The new play hub and activity centre is just one aspect of the enhancement and investment being made within Prospect Park. The playground has been prioritised for £530,000 improvements, particularly free accessible equipment for children of all abilities. The winning design for the play area was announced in July, with work on the new play area will start in the autumn this year and the play area open for the summer holidays in 2023.

Details for relocation and enhancements to the children’s playground can be found here:  

The project is being funded from money secured via Section 106 agreements and from the Community Infrastructure Levy (CIL) – which are both contributions developers make towards local facilities.


Notes to editors

 About Reading Play

Reading Play encourage learning opportunities and social experiences for 0 to 13 years olds through play. The team support vulnerable children with respite and use play as a tool to improve particularly vulnerable young people’s social skills and wellbeing.
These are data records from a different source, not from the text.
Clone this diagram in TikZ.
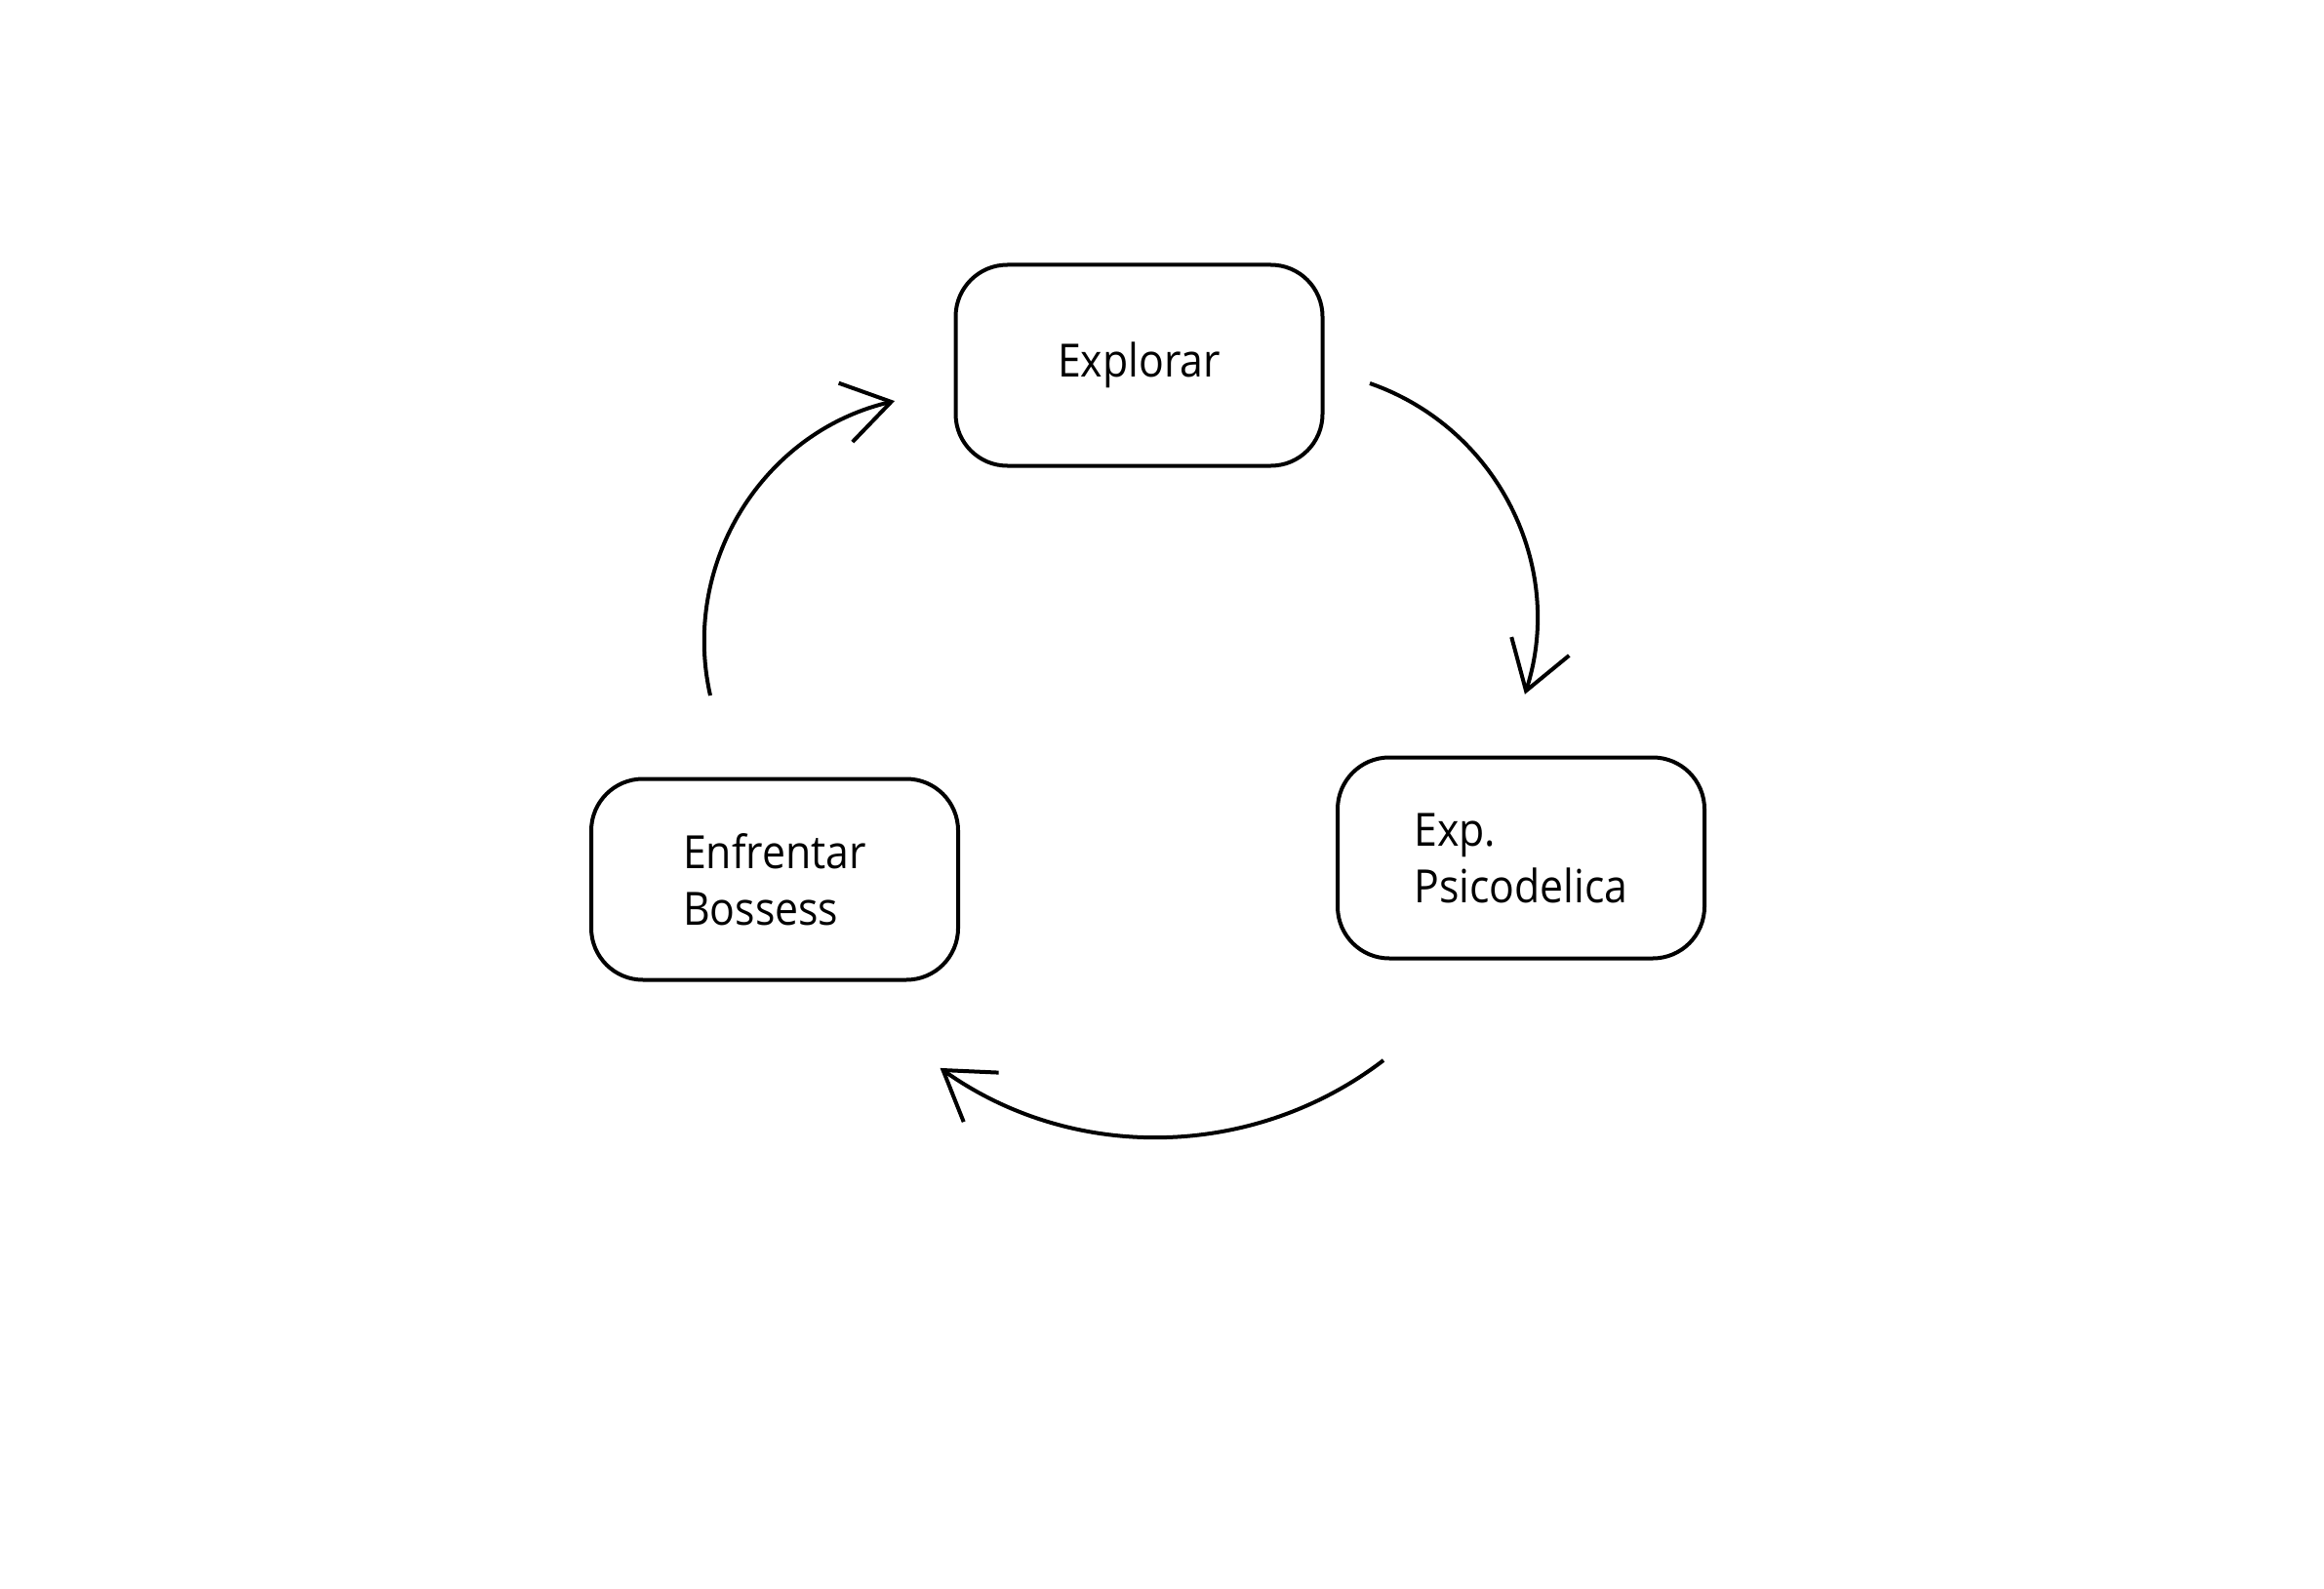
\documentclass[tikz,border=0pt]{standalone}
\usepackage{fontspec}
\setmainfont{Open Sans}[FakeStretch=0.91]
\usetikzlibrary{arrows.meta}
\begin{document}
\begin{tikzpicture}[x=1pt,y=-1pt,
  stepbox/.style={draw, line width=4pt, rounded corners=53pt, minimum width=376pt,
    minimum height=206pt, align=left, inner sep=0pt,
    font=\fontsize{47}{58}\selectfont},
  cyc/.style={line width=4pt, -{Straight Barb[length=48pt,width=62pt]}}]
\useasboundingbox (0,0) rectangle (2382,1629);
\fill[white] (0,0) rectangle (2382,1629);
\node[stepbox] (explorar) at (1167.5,374.5) {Explorar};
\node[stepbox] (psico) at (1559,879.5) {Exp.\\Psicodelica};
\node[stepbox] (boss) at (794,901.5) {Enfrentar\\Bossess};
\coordinate (a1s) at (1404,393);
\coordinate (a2s) at (1418,1087);
\coordinate (a3s) at (728,713);
\draw[cyc] (a1s) arc[start angle=-70.8, end angle=17.8, radius=255];
\draw[cyc] (a2s) arc[start angle=52.6, end angle=125.4, radius=383];
\draw[cyc] (a3s) arc[start angle=167.3, end angle=256.8, radius=253];
\end{tikzpicture}
\end{document}
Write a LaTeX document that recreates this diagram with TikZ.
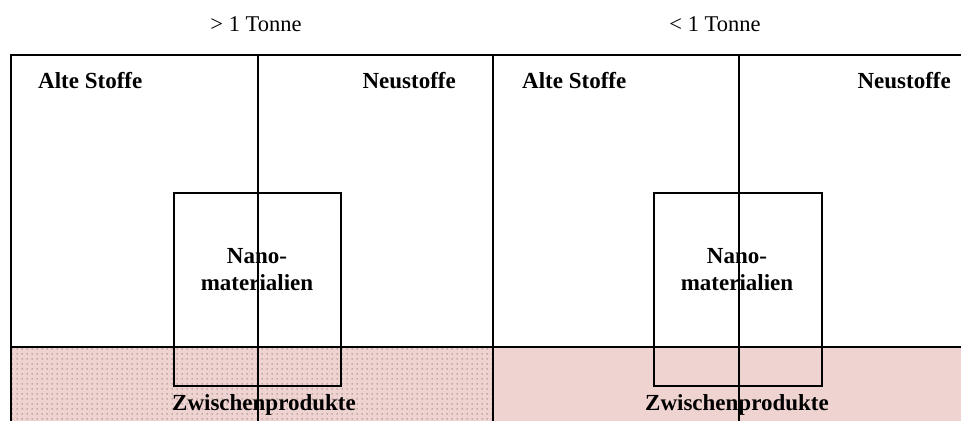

Children’s lives are enhanced by playing creatively, allowing for learning and development as individuals.

Targeted educational support includes:

  • Supporting young people with behaviour and development issues
  • Playground games and sport to encourage physical activity
  • Transition support – into new schools/classrooms
  • Special Educational Needs and Disability (SEND) support with educational attainment
  • Running out of school play-based learning programmes for children and young people who have no educational placement
  • School travel training service
  • Early years and schools training courses for organisations
  • Respite provision – young carers
  • Mentoring young people through play.

The team also provides Holiday Play Clubs.

This new development will allow the Play team to target work with children and young people by providing alternative learning experiences for children with special educational needs and disabilities, and activities aimed at reducing school exclusions and their impact. Income generated by public activities will be invested into targeted services offered to vulnerable children both on-site and in school.